Direct-attached storage, or DAS, is the most basic level of storage, in which storage devices are part of the host computer, as with drives, or directly connected to a single server, as with RAID arrays or tape libraries. Network workstations must access the server in order to connect to the storage device. This is in contrast to networked storage such as NAS and SAN, which are connected to workstations and servers over a network. DAS is ideal for localized file sharing in environments with a single server or a few servers. Economically, the initial investment in direct-attached storage is less expensive. It is important to keep in mind that DAS is limited in its scalability. From both a cost efficiency and administration perspective, networked storage models are much more suited to high scalability requirements.

NAS: File-Level Data Sharing Across the Enterprise

Networked storage was developed to address the challenges inherent in a server- based infrastructure such as direct-attached storage. Network-attached storage, or NAS, is a special purpose device, comprised of both hard disks and management software, which is 100% dedicated to serving files over a network.  A server has the dual functions of file sharing and application serving in the DAS model, potentially causing network slowdowns. NAS relieves the server of storage and file serving responsibilities, and provides a lot more flexibility in data access by being independent.

NAS is an ideal choice for organizations looking for a simple and cost-effective way to achieve fast data access for multiple clients at the file level. Implementers of NAS benefit from performance and productivity gains. Smaller companies find NAS to be a plug and play solution that is easy to install, deploy and manage, with or without IT staff at hand. Thanks to advances in disk drive technology, they also benefit from a lower cost of entry.

In recent years, NAS has developed more sophisticated functionality, leading to its growing adoption in enterprise departments and workgroups. High reliability features such as RAID and hot swappable drives and components are standard even in lower end NAS systems, while midrange offerings provide enterprise data protection features such as replication and mirroring for business continuance. NAS also makes sense for enterprises looking to consolidate their direct-attached storage resources for better utilization. Since resources cannot be shared beyond a single server in DAS, systems may be using as little as half of their full capacity. With NAS, the utilization rate is high since storage is shared across multiple servers.
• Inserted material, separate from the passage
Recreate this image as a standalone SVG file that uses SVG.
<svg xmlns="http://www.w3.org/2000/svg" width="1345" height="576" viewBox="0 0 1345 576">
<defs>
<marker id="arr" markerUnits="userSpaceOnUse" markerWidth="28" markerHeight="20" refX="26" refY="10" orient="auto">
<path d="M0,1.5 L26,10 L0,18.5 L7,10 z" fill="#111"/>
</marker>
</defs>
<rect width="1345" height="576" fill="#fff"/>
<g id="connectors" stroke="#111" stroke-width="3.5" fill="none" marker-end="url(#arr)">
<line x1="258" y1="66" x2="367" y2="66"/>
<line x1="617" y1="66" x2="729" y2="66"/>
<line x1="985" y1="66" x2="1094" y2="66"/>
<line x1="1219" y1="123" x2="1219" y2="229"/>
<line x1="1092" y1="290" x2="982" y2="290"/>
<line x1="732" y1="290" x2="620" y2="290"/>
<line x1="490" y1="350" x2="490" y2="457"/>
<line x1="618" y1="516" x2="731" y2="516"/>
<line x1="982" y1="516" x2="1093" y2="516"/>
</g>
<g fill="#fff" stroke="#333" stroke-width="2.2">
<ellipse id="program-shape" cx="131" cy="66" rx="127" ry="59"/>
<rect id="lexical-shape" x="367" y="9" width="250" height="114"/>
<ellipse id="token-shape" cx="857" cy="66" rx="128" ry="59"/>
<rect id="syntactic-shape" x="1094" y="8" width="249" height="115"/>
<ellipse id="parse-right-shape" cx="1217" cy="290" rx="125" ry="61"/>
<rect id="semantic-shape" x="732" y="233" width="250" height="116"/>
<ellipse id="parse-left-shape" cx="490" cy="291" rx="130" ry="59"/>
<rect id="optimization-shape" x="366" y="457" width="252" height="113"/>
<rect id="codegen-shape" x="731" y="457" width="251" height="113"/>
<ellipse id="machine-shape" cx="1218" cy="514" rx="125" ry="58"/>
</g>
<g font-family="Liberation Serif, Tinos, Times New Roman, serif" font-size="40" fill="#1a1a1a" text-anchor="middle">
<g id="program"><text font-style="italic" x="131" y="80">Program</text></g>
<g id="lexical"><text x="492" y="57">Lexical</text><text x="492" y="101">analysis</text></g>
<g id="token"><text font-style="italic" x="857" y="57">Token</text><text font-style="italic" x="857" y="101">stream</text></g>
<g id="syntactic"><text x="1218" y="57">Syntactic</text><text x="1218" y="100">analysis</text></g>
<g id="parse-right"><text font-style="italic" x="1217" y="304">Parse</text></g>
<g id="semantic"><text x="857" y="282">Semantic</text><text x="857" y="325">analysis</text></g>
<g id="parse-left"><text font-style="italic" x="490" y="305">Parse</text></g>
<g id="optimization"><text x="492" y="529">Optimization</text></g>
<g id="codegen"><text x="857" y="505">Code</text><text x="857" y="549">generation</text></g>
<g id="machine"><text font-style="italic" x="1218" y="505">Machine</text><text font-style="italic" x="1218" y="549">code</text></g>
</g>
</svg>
Another important consideration for a medium sized business or large enterprise is heterogeneous data sharing. With DAS, each server is running its own operating platform, so there is no common storage in an environment that may include a mix of Windows, Mac and Linux workstations. NAS systems can integrate into any environment and serve files across all operating platforms. On the network, a NAS system appears like a native file server to each of its different clients. That means that files are saved on the NAS system, as well as retrieved from the NAS system, in their native file formats. NAS is also based on industry standard network protocols such as TCP/IP, FC and CIFS.

SANs: High Availability for Block-Level Data Transfer

A storage area network, or SAN, is a dedicated, high performance storage network that transfers data between servers and storage devices, separate from the local area network. With their high degree of sophistication, management complexity and cost, SANs are traditionally implemented for mission-critical applications in the enterprise space. In a SAN infrastructure, storage devices such as NAS, DAS, RAID arrays or tape libraries are connected to servers using Fibre Channel. Fibre Channel is a highly reliable, gigabit interconnect technology that enables simultaneous communication among workstations, mainframes, servers, data storage systems and other peripherals. Without the distance and bandwidth limitations of SCSI, Fibre Channel is ideal for moving large volumes of data across long distances quickly and reliably.
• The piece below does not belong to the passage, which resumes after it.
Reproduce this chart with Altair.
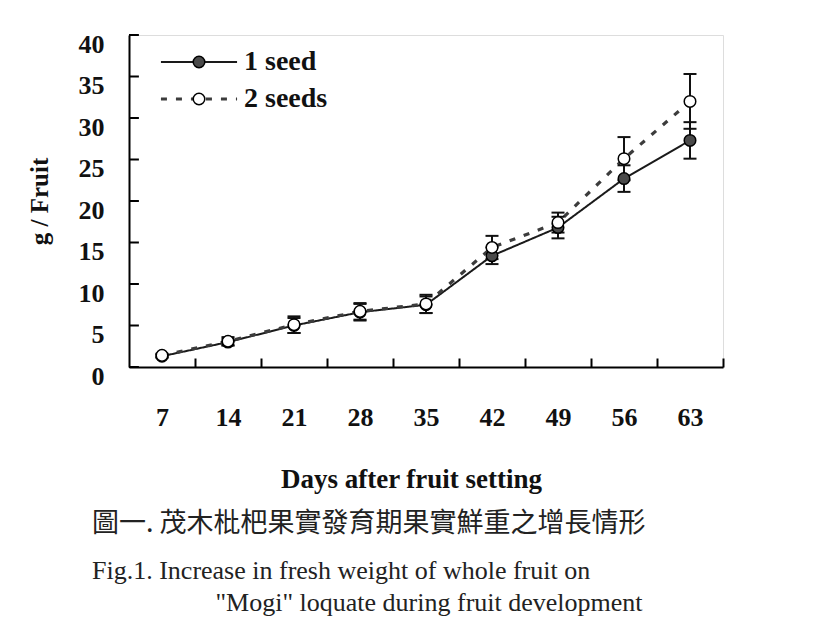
import altair as alt
import pandas as pd

# ---- data ----
days = [7, 14, 21, 28, 35, 42, 49, 56, 63]
seed1_mean = [1.3, 3.0, 5.0, 6.6, 7.5, 13.4, 16.8, 22.7, 27.3]
seed1_se = [0.2, 0.4, 0.9, 1.0, 1.0, 1.0, 1.3, 1.6, 2.2]
seed2_mean = [1.4, 3.1, 5.1, 6.7, 7.6, 14.4, 17.4, 25.1, 32.0]
seed2_se = [0.2, 0.5, 1.0, 1.0, 1.1, 1.4, 1.2, 2.6, 3.3]
series_names = ["1 seed", "2 seeds"]

y_ticks = [0, 5, 10, 15, 20, 25, 30, 35, 40]
x_band_edges = [10.5, 17.5, 24.5, 31.5, 38.5, 45.5, 52.5, 59.5, 66.5]
x_domain = [3.5, 66.5]

caption_zh = "圖一. 茂木枇杷果實發育期果實鮮重之增長情形"
caption_en = [
    "Fig.1. Increase in fresh weight of whole fruit on",
    "\u200b" + "\u00a0" * 19 + "\"Mogi\" loquate during fruit development",
]

rows = []
for name, means, ses in [(series_names[0], seed1_mean, seed1_se),
                         (series_names[1], seed2_mean, seed2_se)]:
    for d, m, s in zip(days, means, ses):
        rows.append({"day": d, "mean": m, "lo": m - s, "hi": m + s,
                     "series": name, "line_key": name})
df = pd.DataFrame(rows)
tick_df = pd.DataFrame({"tick": y_ticks, "start": [3.5] * len(y_ticks), "end": [4.55] * len(y_ticks)})

SERIF = "Liberation Serif"
W, H = 594, 332

x_scale = alt.Scale(domain=x_domain, nice=False, zero=False)
y_scale = alt.Scale(domain=[0, 40], nice=False, zero=True)

x_main_axis = alt.Axis(
    values=days,
    ticks=False,
    domainColor="black",
    domainWidth=2,
    grid=False,
    labelFlush=False,
    labelFont=SERIF,
    labelFontWeight="bold",
    labelFontSize=26,
    labelColor="#111",
    labelPadding=37,
    title="Days after fruit setting",
    titleFont=SERIF,
    titleFontWeight="bold",
    titleFontSize=27,
    titleColor="#111",
    titleX=282,
    titleY=120,
    titleAlign="center",
    titleBaseline="alphabetic",
)
y_main_axis = alt.Axis(
    values=y_ticks,
    ticks=False,
    domainColor="black",
    domainWidth=2,
    grid=False,
    labelFont=SERIF,
    labelFontWeight="bold",
    labelFontSize=26,
    labelColor="#111",
    labelPadding=25,
    labelOffset=9,
    title="g / Fruit",
    titleFont=SERIF,
    titleFontWeight="bold",
    titleFontSize=25,
    titleColor="#111",
    titlePadding=26,
)
# inward-pointing x ticks: tick-only axis moved onto the bottom edge
x_tick_axis = alt.Axis(
    orient="top", offset=-H, values=x_band_edges, labels=False, domain=False,
    grid=False, tickSize=9, tickWidth=2, tickColor="black", title=None,
)

leg_common = dict(
    title=None,
    orient="none",
    legendX=56,
    legendY=13,
    symbolSize=133,
    labelFont=SERIF,
    labelFontWeight="bold",
    labelFontSize=28,
    labelColor="#111",
    labelOffset=31,
    rowPadding=9,
    padding=0,
)
leg_line = alt.Legend(symbolType="M-6.6,0H6.6", labelOpacity=0, **leg_common)
leg_pt = alt.Legend(symbolType="circle", symbolStrokeColor="black",
                    symbolStrokeWidth=1.5, **leg_common)

base = alt.Chart(df)

lines = base.mark_line().encode(
    x=alt.X("day:Q", scale=x_scale, axis=x_main_axis),
    y=alt.Y("mean:Q", scale=y_scale, axis=y_main_axis),
    color=alt.Color("line_key:N", scale=alt.Scale(range=["#1a1a1a", "#3c3c3c"]), legend=leg_line),
    strokeDash=alt.StrokeDash("line_key:N", scale=alt.Scale(range=[[1, 0], [6, 9]]), legend=leg_line),
    strokeWidth=alt.StrokeWidth("line_key:O", scale=alt.Scale(range=[2.0, 3.2]), legend=leg_line),
)

rules = base.mark_rule(color="#111", strokeWidth=2).encode(
    x=alt.X("day:Q", axis=x_tick_axis),
    y=alt.Y("lo:Q", axis=None),
    y2="hi:Q",
)
tick_lo = base.mark_tick(orient="horizontal", size=13, thickness=2, color="#111", opacity=1).encode(
    x=alt.X("day:Q", axis=None), y=alt.Y("lo:Q", axis=None)
)
tick_hi = base.mark_tick(orient="horizontal", size=13, thickness=2, color="#111", opacity=1).encode(
    x=alt.X("day:Q", axis=None), y=alt.Y("hi:Q", axis=None)
)

points = base.mark_point(filled=True, size=133, stroke="black", strokeWidth=1.5, opacity=1).encode(
    x=alt.X("day:Q", axis=None),
    y=alt.Y("mean:Q", axis=None),
    fill=alt.Fill("series:N", scale=alt.Scale(range=["#4a4a4a", "white"]), legend=leg_pt),
)

# inward-pointing y ticks: short horizontal rules at the tick values, drawn on top
y_inward_ticks = alt.Chart(tick_df).mark_rule(color="black", strokeWidth=2, opacity=1).encode(
    y=alt.Y("tick:Q", axis=None),
    x=alt.X("start:Q", axis=None),
    x2="end:Q",
)

chart = alt.layer(lines, rules, tick_lo, tick_hi, points, y_inward_ticks).resolve_axis(
    x="independent", y="independent"
).properties(
    width=W,
    height=H,
    autosize=alt.AutoSizeParams(type="none"),
    padding={"left": 121, "top": 27, "right": 88, "bottom": 264},
    title=alt.TitleParams(
        text=caption_zh,
        subtitle=caption_en,
        orient="bottom",
        anchor="start",
        frame="group",
        dx=-37,
        offset=19,
        baseline="top",
        font="Noto Sans CJK TC",
        fontSize=27,
        fontWeight="normal",
        color="#222",
        subtitleFont=SERIF,
        subtitleFontSize=26,
        subtitleColor="#222",
        subtitlePadding=20,
        subtitleLineHeight=32,
    ),
).configure_view(strokeWidth=0).configure(background="white")

chart.save("out.html", embed_options={"renderer": "svg", "actions": False})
In contrast to DAS or NAS, which is optimized for data sharing at the file level, the strength of SANs lies in its ability to move large blocks of data. This is especially important for bandwidth-intensive applications such as database, imaging and transaction processing. The distributed architecture of a SAN also enables it to offer higher levels of performance and availability than any other storage medium today. By dynamically balancing loads across the network, SANs provide fast data transfer while reducing I/O latency and server workload. The benefit is that large numbers of users can simultaneously access data without creating bottlenecks on the local area network and servers.
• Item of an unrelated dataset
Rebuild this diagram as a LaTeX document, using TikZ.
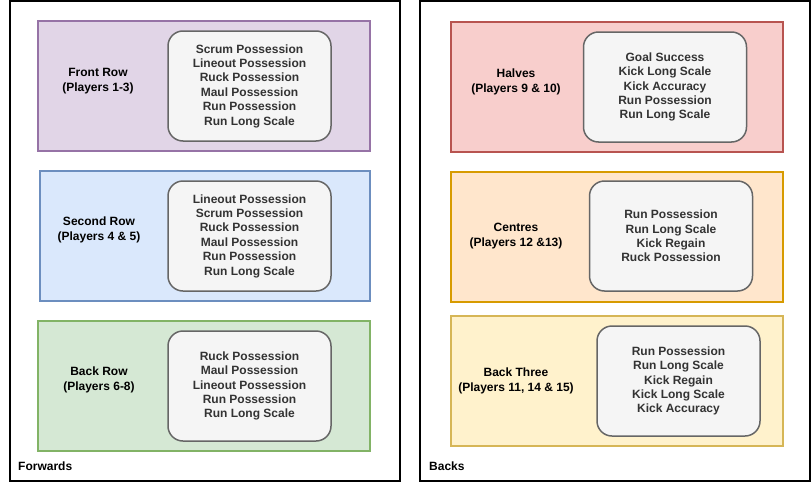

SANs are the best way to ensure predictable performance and 24×7 data availability and reliability. The importance of this is obvious for companies that conduct business on the web and require high volume transaction processing. Another example would be contractors that are bound to service-level agreements (SLAs) and must maintain certain performance levels when delivering IT services. SANs have built in a wide variety of failover and fault tolerance features to ensure maximum uptime. They also offer excellent scalability for large enterprises that anticipate significant growth in information storage requirements. And unlike direct-attached storage, excess capacity in SANs can be pooled, resulting in a very high utilization of resources.

There has been much debate in recent times about choosing SAN or NAS in the purchasing decision, but the truth is that the two technologies can prove quite complementary. Today, SANs are increasingly implemented in conjunction with NAS. With SAN/NAS convergence, companies can consolidate block-level and file-level data on common arrays.

Even with all the benefits of SANs, several factors have slowed their adoption, including cost, management complexity and a lack of standardization. The backbone of a SAN is management software. A large investment is required to design, develop and deploy a SAN, which has limited its market to the enterprise space. A majority of the costs can be attributed to software, considering the complexity that is required to manage such a wide scope of devices. Additionally, a lack of standardization has resulted in interoperability concerns, where products from different hardware and software vendors may not work together as needed. Potential SAN customers are rightfully concerned about investment protection and many may choose to wait until standards become defined.

With such a variety of information storage technologies available, what is the best way to determine which one is right for your organization? DAS, NAS and SAN all offer tremendous benefits, but each is best suited for a particular environment.